Entries with chart source code
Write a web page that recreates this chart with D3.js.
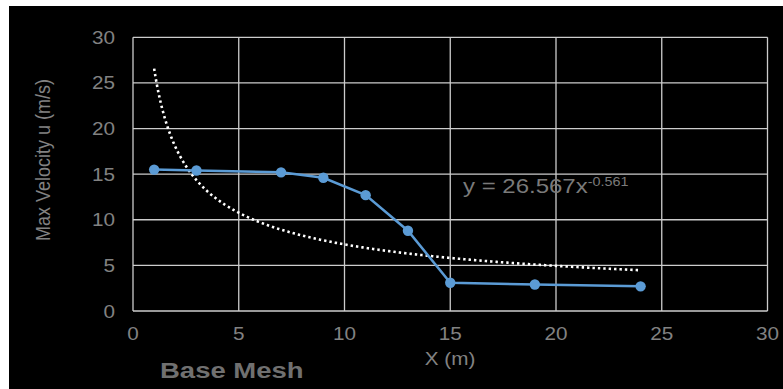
<!DOCTYPE html>
<html>
<head>
<meta charset="utf-8">
<script src="https://cdn.jsdelivr.net/npm/d3@7"></script>
<style>
html,body{margin:0;padding:0;background:#fff;}
svg{display:block;}
text{font-family:"Liberation Sans",Arial,sans-serif;}
</style>
</head>
<body>
<svg id="chart" width="783" height="389"></svg>
<script>
// ---- data ----
const xValues = [1, 3, 7, 9, 11, 13, 15, 19, 24];
const uValues = [15.5, 15.4, 15.2, 14.6, 12.7, 8.8, 3.1, 2.9, 2.7];
const xTicks = [0, 5, 10, 15, 20, 25, 30];
const yTicks = [0, 5, 10, 15, 20, 25, 30];
const trendCoefA = 26.567;
const trendExpB = -0.561;
const trendLabel = "y = 26.567x";
const trendSup = "-0.561";
const yTitle = "Max Velocity u (m/s)";
const xTitle = "X (m)";
const caption = "Base Mesh";

const svg = d3.select("#chart");
const W = 783, H = 389;
const sx = 1.15;

svg.append("rect").attr("x", 9).attr("y", 6).attr("width", W - 9).attr("height", H - 6).attr("fill", "#000");

const x = d3.scaleLinear().domain([0, 30]).range([133, 767.5]);
const y = d3.scaleLinear().domain([0, 30]).range([311, 37.3]);

const gridColor = "#cccccc";
// horizontal grid
svg.append("g").selectAll("line").data(yTicks).join("line")
  .attr("x1", x(0)).attr("x2", x(30))
  .attr("y1", d => y(d)).attr("y2", d => y(d))
  .attr("stroke", gridColor).attr("stroke-width", 1.3);
// vertical grid
svg.append("g").selectAll("line").data(xTicks).join("line")
  .attr("y1", y(0)).attr("y2", y(30))
  .attr("x1", d => x(d)).attr("x2", d => x(d))
  .attr("stroke", gridColor).attr("stroke-width", 1.3);

function stretchedText(px, py, str, opts) {
  const g = svg.append("g").attr("transform", `translate(${px},${py}) scale(${opts.sx || sx},1)`);
  g.append("text").attr("x", 0).attr("y", 0)
    .attr("text-anchor", opts.anchor || "start")
    .attr("font-size", opts.size)
    .attr("font-weight", opts.weight || "normal")
    .attr("fill", opts.fill || "#7f7f7f")
    .text(str);
  return g;
}

const tickColor = "#828282";
yTicks.forEach(d => stretchedText(115, y(d) + 6.5, d3.format("d")(d), {anchor: "end", size: 18, fill: tickColor}));
xTicks.forEach(d => stretchedText(x(d), 340, d3.format("d")(d), {anchor: "middle", size: 18, fill: tickColor}));

stretchedText(450, 365, xTitle, {anchor: "middle", size: 18, fill: tickColor});
svg.append("g").attr("transform", "translate(50,160) rotate(-90) scale(1,1.15)")
  .append("text")
  .attr("text-anchor", "middle")
  .attr("font-size", 18)
  .attr("fill", tickColor)
  .text(yTitle);

stretchedText(160, 378, caption, {size: 22, weight: "bold", fill: "#707070", sx: 1.25});

// trendline from the displayed power-law coefficients
const xs = d3.range(xValues[0], xValues[xValues.length - 1] + 0.001, 0.05);
const trend = xs.map(v => [v, trendCoefA * Math.pow(v, trendExpB)]);
svg.append("path")
  .attr("d", d3.line().x(d => x(d[0])).y(d => y(d[1]))(trend))
  .attr("fill", "none")
  .attr("stroke", "#ffffff")
  .attr("stroke-width", 2.6)
  .attr("stroke-dasharray", "2.4,3");

// series
const pts = xValues.map((v, i) => [v, uValues[i]]);
const blue = "#5b9bd5";
svg.append("path")
  .attr("d", d3.line().x(d => x(d[0])).y(d => y(d[1]))(pts))
  .attr("fill", "none").attr("stroke", blue).attr("stroke-width", 2.5);
svg.append("g").selectAll("circle").data(pts).join("circle")
  .attr("cx", d => x(d[0])).attr("cy", d => y(d[1])).attr("r", 5.2)
  .attr("fill", blue);

// equation
const eq = stretchedText(463, 193, trendLabel, {size: 20, fill: "#7a7a7a", sx: 1.2});
eq.select("text").append("tspan").attr("font-size", 12).attr("dy", -7).text(trendSup);
</script>
</body>
</html>
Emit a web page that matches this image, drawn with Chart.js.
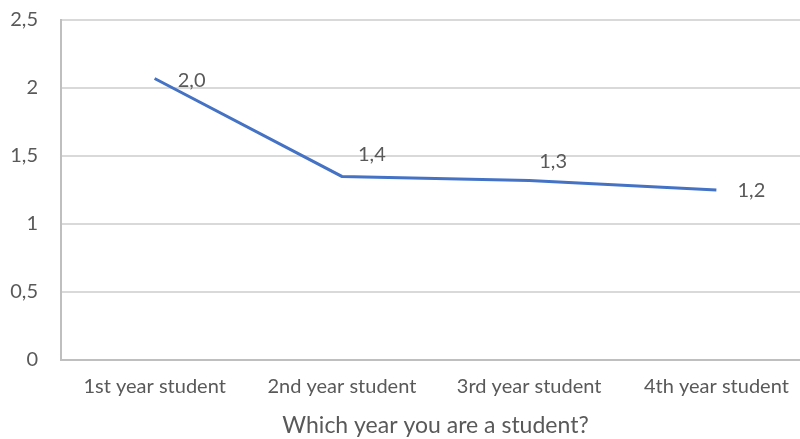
<!DOCTYPE html>
<html>
<head>
<meta charset="utf-8">
<script src="https://cdn.jsdelivr.net/npm/chart.js@4.4.0/dist/chart.umd.min.js"></script>
<style>
  html, body { margin: 0; padding: 0; background: #fff; overflow: hidden; }
  #wrap { position: absolute; left: -4px; top: 0; width: 814px; height: 439px; }
</style>
</head>
<body>
<div id="wrap"><canvas id="chart"></canvas></div>
<script>
// values
const categories = ['1st year student', '2nd year student', '3rd year student', '4th year student'];
const values = [2.07, 1.35, 1.32, 1.25];
const valueLabels = ['2,0', '1,4', '1,3', '1,2'];
const yTicks = [0, 0.5, 1, 1.5, 2, 2.5];

// where each data label sits relative to its point (px)
const labelOffsets = [[37, 2], [30, -22], [24, -19], [35, 1]];

const textColor = '#595959';
const fontFamily = 'Lato, "Open Sans", sans-serif';

const pointLabels = {
  id: 'pointLabels',
  afterDatasetsDraw(chart) {
    const ctx = chart.ctx;
    const meta = chart.getDatasetMeta(0);
    ctx.save();
    ctx.font = '20px ' + fontFamily;
    ctx.fillStyle = textColor;
    ctx.textAlign = 'center';
    ctx.textBaseline = 'middle';
    meta.data.forEach((pt, i) => {
      ctx.fillText(valueLabels[i], pt.x + labelOffsets[i][0], pt.y + labelOffsets[i][1]);
    });
    ctx.restore();
  }
};

new Chart(document.getElementById('chart'), {
  type: 'line',
  data: {
    labels: categories,
    datasets: [{
      data: values,
      borderColor: '#4472C4',
      borderWidth: 3,
      pointRadius: 0,
      tension: 0
    }]
  },
  options: {
    responsive: true,
    maintainAspectRatio: false,
    animation: false,
    layout: { padding: { top: 20, right: 0, left: 0, bottom: 0 } },
    plugins: {
      legend: { display: false },
      tooltip: { enabled: false }
    },
    scales: {
      x: {
        offset: true,
        grid: { display: false, drawTicks: false },
        border: { display: true, color: '#bfbfbf', width: 2 },
        ticks: { color: textColor, font: { family: fontFamily, size: 20 }, padding: 15, maxRotation: 0 },
        title: {
          display: true,
          text: 'Which year you are a student?',
          color: textColor,
          font: { family: fontFamily, size: 23 },
          padding: { top: 4, bottom: 0 }
        },
        afterFit(scale) { scale.height = 79; scale.paddingLeft = 0; scale.paddingRight = 0; }
      },
      y: {
        min: 0,
        max: 2.5,
        afterBuildTicks(scale) { scale.ticks = yTicks.map(v => ({ value: v })); },
        grid: { color: '#d9d9d9', lineWidth: 2, drawTicks: false },
        border: { display: true, color: '#bfbfbf', width: 2 },
        ticks: {
          color: textColor,
          font: { family: fontFamily, size: 20 },
          padding: 23,
          callback: v => String(v).replace('.', ',')
        },
        afterFit(scale) { scale.width = 65; scale.paddingTop = 0; scale.paddingBottom = 0; }
      }
    }
  },
  plugins: [pointLabels]
});
</script>
</body>
</html>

DESCRIPTION OF THE TASK: All of the material above is to be copied exactly, except for its images.

TASK SOLUTION:
Write a web page that recreates this chart with D3.js.
<!DOCTYPE html>
<html>
<head>
<meta charset="utf-8">
<script src="https://cdn.jsdelivr.net/npm/d3@7"></script>
<style>
html,body{margin:0;padding:0;background:#fff;}
svg{display:block;}
text{font-family:"Liberation Sans",Arial,sans-serif;}
</style>
</head>
<body>
<svg id="chart" width="783" height="389"></svg>
<script>
// ---- data ----
const xValues = [1, 3, 7, 9, 11, 13, 15, 19, 24];
const uValues = [15.5, 15.4, 15.2, 14.6, 12.7, 8.8, 3.1, 2.9, 2.7];
const xTicks = [0, 5, 10, 15, 20, 25, 30];
const yTicks = [0, 5, 10, 15, 20, 25, 30];
const trendCoefA = 26.567;
const trendExpB = -0.561;
const trendLabel = "y = 26.567x";
const trendSup = "-0.561";
const yTitle = "Max Velocity u (m/s)";
const xTitle = "X (m)";
const caption = "Base Mesh";

const svg = d3.select("#chart");
const W = 783, H = 389;
const sx = 1.15;

svg.append("rect").attr("x", 9).attr("y", 6).attr("width", W - 9).attr("height", H - 6).attr("fill", "#000");

const x = d3.scaleLinear().domain([0, 30]).range([133, 767.5]);
const y = d3.scaleLinear().domain([0, 30]).range([311, 37.3]);

const gridColor = "#cccccc";
// horizontal grid
svg.append("g").selectAll("line").data(yTicks).join("line")
  .attr("x1", x(0)).attr("x2", x(30))
  .attr("y1", d => y(d)).attr("y2", d => y(d))
  .attr("stroke", gridColor).attr("stroke-width", 1.3);
// vertical grid
svg.append("g").selectAll("line").data(xTicks).join("line")
  .attr("y1", y(0)).attr("y2", y(30))
  .attr("x1", d => x(d)).attr("x2", d => x(d))
  .attr("stroke", gridColor).attr("stroke-width", 1.3);

function stretchedText(px, py, str, opts) {
  const g = svg.append("g").attr("transform", `translate(${px},${py}) scale(${opts.sx || sx},1)`);
  g.append("text").attr("x", 0).attr("y", 0)
    .attr("text-anchor", opts.anchor || "start")
    .attr("font-size", opts.size)
    .attr("font-weight", opts.weight || "normal")
    .attr("fill", opts.fill || "#7f7f7f")
    .text(str);
  return g;
}

const tickColor = "#828282";
yTicks.forEach(d => stretchedText(115, y(d) + 6.5, d3.format("d")(d), {anchor: "end", size: 18, fill: tickColor}));
xTicks.forEach(d => stretchedText(x(d), 340, d3.format("d")(d), {anchor: "middle", size: 18, fill: tickColor}));

stretchedText(450, 365, xTitle, {anchor: "middle", size: 18, fill: tickColor});
svg.append("g").attr("transform", "translate(50,160) rotate(-90) scale(1,1.15)")
  .append("text")
  .attr("text-anchor", "middle")
  .attr("font-size", 18)
  .attr("fill", tickColor)
  .text(yTitle);

stretchedText(160, 378, caption, {size: 22, weight: "bold", fill: "#707070", sx: 1.25});

// trendline from the displayed power-law coefficients
const xs = d3.range(xValues[0], xValues[xValues.length - 1] + 0.001, 0.05);
const trend = xs.map(v => [v, trendCoefA * Math.pow(v, trendExpB)]);
svg.append("path")
  .attr("d", d3.line().x(d => x(d[0])).y(d => y(d[1]))(trend))
  .attr("fill", "none")
  .attr("stroke", "#ffffff")
  .attr("stroke-width", 2.6)
  .attr("stroke-dasharray", "2.4,3");

// series
const pts = xValues.map((v, i) => [v, uValues[i]]);
const blue = "#5b9bd5";
svg.append("path")
  .attr("d", d3.line().x(d => x(d[0])).y(d => y(d[1]))(pts))
  .attr("fill", "none").attr("stroke", blue).attr("stroke-width", 2.5);
svg.append("g").selectAll("circle").data(pts).join("circle")
  .attr("cx", d => x(d[0])).attr("cy", d => y(d[1])).attr("r", 5.2)
  .attr("fill", blue);

// equation
const eq = stretchedText(463, 193, trendLabel, {size: 20, fill: "#7a7a7a", sx: 1.2});
eq.select("text").append("tspan").attr("font-size", 12).attr("dy", -7).text(trendSup);
</script>
</body>
</html>
Emit a web page that matches this image, drawn with Chart.js.
<!DOCTYPE html>
<html>
<head>
<meta charset="utf-8">
<script src="https://cdn.jsdelivr.net/npm/chart.js@4.4.0/dist/chart.umd.min.js"></script>
<style>
  html, body { margin: 0; padding: 0; background: #fff; overflow: hidden; }
  #wrap { position: absolute; left: -4px; top: 0; width: 814px; height: 439px; }
</style>
</head>
<body>
<div id="wrap"><canvas id="chart"></canvas></div>
<script>
// values
const categories = ['1st year student', '2nd year student', '3rd year student', '4th year student'];
const values = [2.07, 1.35, 1.32, 1.25];
const valueLabels = ['2,0', '1,4', '1,3', '1,2'];
const yTicks = [0, 0.5, 1, 1.5, 2, 2.5];

// where each data label sits relative to its point (px)
const labelOffsets = [[37, 2], [30, -22], [24, -19], [35, 1]];

const textColor = '#595959';
const fontFamily = 'Lato, "Open Sans", sans-serif';

const pointLabels = {
  id: 'pointLabels',
  afterDatasetsDraw(chart) {
    const ctx = chart.ctx;
    const meta = chart.getDatasetMeta(0);
    ctx.save();
    ctx.font = '20px ' + fontFamily;
    ctx.fillStyle = textColor;
    ctx.textAlign = 'center';
    ctx.textBaseline = 'middle';
    meta.data.forEach((pt, i) => {
      ctx.fillText(valueLabels[i], pt.x + labelOffsets[i][0], pt.y + labelOffsets[i][1]);
    });
    ctx.restore();
  }
};

new Chart(document.getElementById('chart'), {
  type: 'line',
  data: {
    labels: categories,
    datasets: [{
      data: values,
      borderColor: '#4472C4',
      borderWidth: 3,
      pointRadius: 0,
      tension: 0
    }]
  },
  options: {
    responsive: true,
    maintainAspectRatio: false,
    animation: false,
    layout: { padding: { top: 20, right: 0, left: 0, bottom: 0 } },
    plugins: {
      legend: { display: false },
      tooltip: { enabled: false }
    },
    scales: {
      x: {
        offset: true,
        grid: { display: false, drawTicks: false },
        border: { display: true, color: '#bfbfbf', width: 2 },
        ticks: { color: textColor, font: { family: fontFamily, size: 20 }, padding: 15, maxRotation: 0 },
        title: {
          display: true,
          text: 'Which year you are a student?',
          color: textColor,
          font: { family: fontFamily, size: 23 },
          padding: { top: 4, bottom: 0 }
        },
        afterFit(scale) { scale.height = 79; scale.paddingLeft = 0; scale.paddingRight = 0; }
      },
      y: {
        min: 0,
        max: 2.5,
        afterBuildTicks(scale) { scale.ticks = yTicks.map(v => ({ value: v })); },
        grid: { color: '#d9d9d9', lineWidth: 2, drawTicks: false },
        border: { display: true, color: '#bfbfbf', width: 2 },
        ticks: {
          color: textColor,
          font: { family: fontFamily, size: 20 },
          padding: 23,
          callback: v => String(v).replace('.', ',')
        },
        afterFit(scale) { scale.width = 65; scale.paddingTop = 0; scale.paddingBottom = 0; }
      }
    }
  },
  plugins: [pointLabels]
});
</script>
</body>
</html>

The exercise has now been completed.